Effect of ruthenium(II)-bipyridine complex photosensitizer on the panchromatic light absorption and electron transfer in N719-dye sensitized photoanodes

Abstract

It is known that the traditional N719 photosensitizer shows an insufficient light absorption from 400 to 500 nm in the visible region, which often limits the light harvesting efficiency (LHE) of its sensitized photoanodes and accordingly depresses the photoelectric conversion efficiency (PCE) of the resultant dye-sensitized solar cells (DSSCs). In this work, a type of [Ru (bpy)2 (dcbpy)](PF6)2 (labeled as Ru1) dyes was synthesized and used as a co-sensitizer for N719-dye sensitized photoanodes.
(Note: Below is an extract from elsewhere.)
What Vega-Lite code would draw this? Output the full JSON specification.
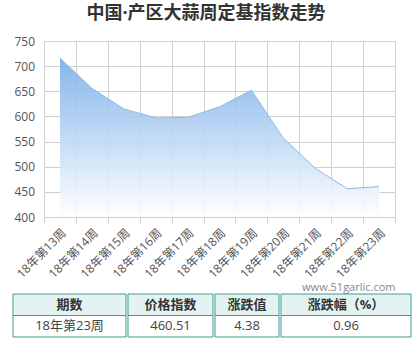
{
  "$schema": "https://vega.github.io/schema/vega-lite/v6.json",
  "padding": {"left": 12, "top": 5, "right": 0, "bottom": 0},
  "background": "white",
  "config": {"font": "Open Sans, Noto Sans CJK SC", "view": {"stroke": null}},
  "title": {"text": "中国·产区大蒜周定基指数走势", "font": "Open Sans, Noto Sans CJK SC", "fontSize": 18, "fontWeight": "bold", "color": "#333333", "anchor": "middle", "offset": 12, "dx": -6},
  "datasets": {
    "index": [
      {"周": "18年第13周", "指数": 716},
      {"周": "18年第14周", "指数": 656},
      {"周": "18年第15周", "指数": 615},
      {"周": "18年第16周", "指数": 597},
      {"周": "18年第17周", "指数": 598},
      {"周": "18年第18周", "指数": 619},
      {"周": "18年第19周", "指数": 652},
      {"周": "18年第20周", "指数": 557},
      {"周": "18年第21周", "指数": 497},
      {"周": "18年第22周", "指数": 456.13},
      {"周": "18年第23周", "指数": 460.51}
    ],
    "table": [
      {"col": "期数", "row": "header", "text": "期数"},
      {"col": "期数", "row": "data", "text": "18年第23周"},
      {"col": "价格指数", "row": "header", "text": "价格指数"},
      {"col": "价格指数", "row": "data", "text": "460.51"},
      {"col": "涨跌值", "row": "header", "text": "涨跌值"},
      {"col": "涨跌值", "row": "data", "text": "4.38"},
      {"col": "涨跌幅", "row": "header", "text": "涨跌幅（%）"},
      {"col": "涨跌幅", "row": "data", "text": "0.96"}
    ]
  },
  "spacing": 0,
  "vconcat": [
    {
      "bounds": "flush",
      "spacing": 30,
      "hconcat": [
        {
          "width": 1,
          "height": 176,
          "data": {"name": "index"},
          "mark": {"type": "point", "opacity": 0, "size": 0},
          "encoding": {
            "y": {
              "field": "指数", "type": "quantitative",
              "scale": {"domain": [400, 750], "nice": false, "zero": false},
              "axis": {
                "orient": "right", "values": [400, 450, 500, 550, 600, 650, 700, 750], "title": null,
                "grid": false, "ticks": false, "domain": false,
                "labelFontSize": 12, "labelColor": "#555555", "labelPadding": 0
              }
            }
          }
        },
        {
          "width": 351,
          "height": 176,
          "data": {"name": "index"},
          "encoding": {
            "x": {
              "field": "周", "type": "ordinal", "sort": null, "bandPosition": 0.5,
              "scale": {"type": "band", "paddingInner": 0, "paddingOuter": 0},
              "axis": {
                "title": "www.51garlic.com", "titleAnchor": "end", "titleAlign": "right",
                "titleFontSize": 11, "titleFontWeight": "normal", "titleColor": "#888888", "titlePadding": 2,
                "labelAngle": -45, "labelFontSize": 12, "labelColor": "#555555", "labelPadding": 4,
                "tickBand": "extent", "grid": true, "gridColor": "#d0d0d0", "tickColor": "#d0d0d0",
                "tickSize": 6, "domain": false
              }
            },
            "y": {
              "field": "指数", "type": "quantitative",
              "scale": {"domain": [400, 750], "nice": false, "zero": false},
              "axis": {
                "values": [400, 450, 500, 550, 600, 650, 700, 750], "title": null, "grid": true,
                "gridColor": "#d0d0d0", "ticks": false, "domain": false, "labels": false
              }
            }
          },
          "layer": [
            {
              "mark": {
                "type": "area", "opacity": 0.9,
                "color": {"gradient": "linear", "x1": 0, "y1": 0, "x2": 0, "y2": 1,
                  "stops": [{"offset": 0, "color": "#78aee9"}, {"offset": 1, "color": "#ffffff"}]}
              },
              "encoding": {"y2": {"datum": 400}}
            },
            {
              "mark": {"type": "line", "color": "#8cb9e6", "strokeWidth": 1},
              "encoding": {}
            }
          ]
        }
      ]
    },
    {
      "spacing": 0,
      "hconcat": [
        {
          "width": 113, "height": 43,
          "data": {"name": "table"},
          "transform": [{"filter": "datum.col === '期数'"}],
          "encoding": {"y": {"field": "row", "type": "nominal", "sort": ["header", "data"], "axis": null, "scale": {"paddingInner": 0, "paddingOuter": 0}}},
          "layer": [
            {"mark": {"type": "rect", "stroke": "#3b9d97", "strokeWidth": 1},
             "encoding": {"x": {"value": 0}, "x2": {"value": "width"},
               "fill": {"field": "row", "type": "nominal", "scale": {"domain": ["header", "data"], "range": ["#e4f3f1", "#ffffff"]}, "legend": null}}},
            {"transform": [{"filter": "datum.row === 'header'"}], "mark": {"type": "text", "fontSize": 13, "fontWeight": "bold", "color": "#333333"}, "encoding": {"text": {"field": "text"}}},
            {"transform": [{"filter": "datum.row === 'data'"}], "mark": {"type": "text", "fontSize": 13, "color": "#444444"}, "encoding": {"text": {"field": "text"}}}
          ]
        },
        {
          "width": 85, "height": 43,
          "data": {"name": "table"},
          "transform": [{"filter": "datum.col === '价格指数'"}],
          "encoding": {"y": {"field": "row", "type": "nominal", "sort": ["header", "data"], "axis": null, "scale": {"paddingInner": 0, "paddingOuter": 0}}},
          "layer": [
            {"mark": {"type": "rect", "stroke": "#3b9d97", "strokeWidth": 1},
             "encoding": {"x": {"value": 0}, "x2": {"value": "width"},
               "fill": {"field": "row", "type": "nominal", "scale": {"domain": ["header", "data"], "range": ["#e4f3f1", "#ffffff"]}, "legend": null}}},
            {"transform": [{"filter": "datum.row === 'header'"}], "mark": {"type": "text", "fontSize": 13, "fontWeight": "bold", "color": "#333333"}, "encoding": {"text": {"field": "text"}}},
            {"transform": [{"filter": "datum.row === 'data'"}], "mark": {"type": "text", "fontSize": 13, "color": "#444444"}, "encoding": {"text": {"field": "text"}}}
          ]
        },
        {
          "width": 64, "height": 43,
          "data": {"name": "table"},
          "transform": [{"filter": "datum.col === '涨跌值'"}],
          "encoding": {"y": {"field": "row", "type": "nominal", "sort": ["header", "data"], "axis": null, "scale": {"paddingInner": 0, "paddingOuter": 0}}},
          "layer": [
            {"mark": {"type": "rect", "stroke": "#3b9d97", "strokeWidth": 1},
             "encoding": {"x": {"value": 0}, "x2": {"value": "width"},
               "fill": {"field": "row", "type": "nominal", "scale": {"domain": ["header", "data"], "range": ["#e4f3f1", "#ffffff"]}, "legend": null}}},
            {"transform": [{"filter": "datum.row === 'header'"}], "mark": {"type": "text", "fontSize": 13, "fontWeight": "bold", "color": "#333333"}, "encoding": {"text": {"field": "text"}}},
            {"transform": [{"filter": "datum.row === 'data'"}], "mark": {"type": "text", "fontSize": 13, "color": "#444444"}, "encoding": {"text": {"field": "text"}}}
          ]
        },
        {
          "width": 130, "height": 43,
          "data": {"name": "table"},
          "transform": [{"filter": "datum.col === '涨跌幅'"}],
          "encoding": {"y": {"field": "row", "type": "nominal", "sort": ["header", "data"], "axis": null, "scale": {"paddingInner": 0, "paddingOuter": 0}}},
          "layer": [
            {"mark": {"type": "rect", "stroke": "#3b9d97", "strokeWidth": 1},
             "encoding": {"x": {"value": 0}, "x2": {"value": "width"},
               "fill": {"field": "row", "type": "nominal", "scale": {"domain": ["header", "data"], "range": ["#e4f3f1", "#ffffff"]}, "legend": null}}},
            {"transform": [{"filter": "datum.row === 'header'"}], "mark": {"type": "text", "fontSize": 13, "fontWeight": "bold", "color": "#333333"}, "encoding": {"text": {"field": "text"}}},
            {"transform": [{"filter": "datum.row === 'data'"}], "mark": {"type": "text", "fontSize": 13, "color": "#444444"}, "encoding": {"text": {"field": "text"}}}
          ]
        }
      ]
    }
  ]
}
Results show that Ru1 dye has a characteristic absorption peak within the range of 400–500 nm, accompanying with a higher molar extinction coefficient than N719 ones, which makes it well compensates for the insufficient LHE of N719 dye in this region. Moreover, the difference between the highest occupied molecular orbitals of Ru1 and N719 dyes can support a sufficient force for N719 dyes' regeneration. As a result, the DSSCs with Ru1/N719 composite photosensitizer show a 19%-improved PCE compared to the ones with N719 dyes. A series of tests and analysis indicate that the enhancement of PCE is mainly attributed to the complementary light absorption characteristics of N719/Ru1 in the visible light region, and a partial contribution to PCE could be due to the improved charge transfer within the photoanodes and the depressed competitive light absorption by I3− ions via energy band engineering.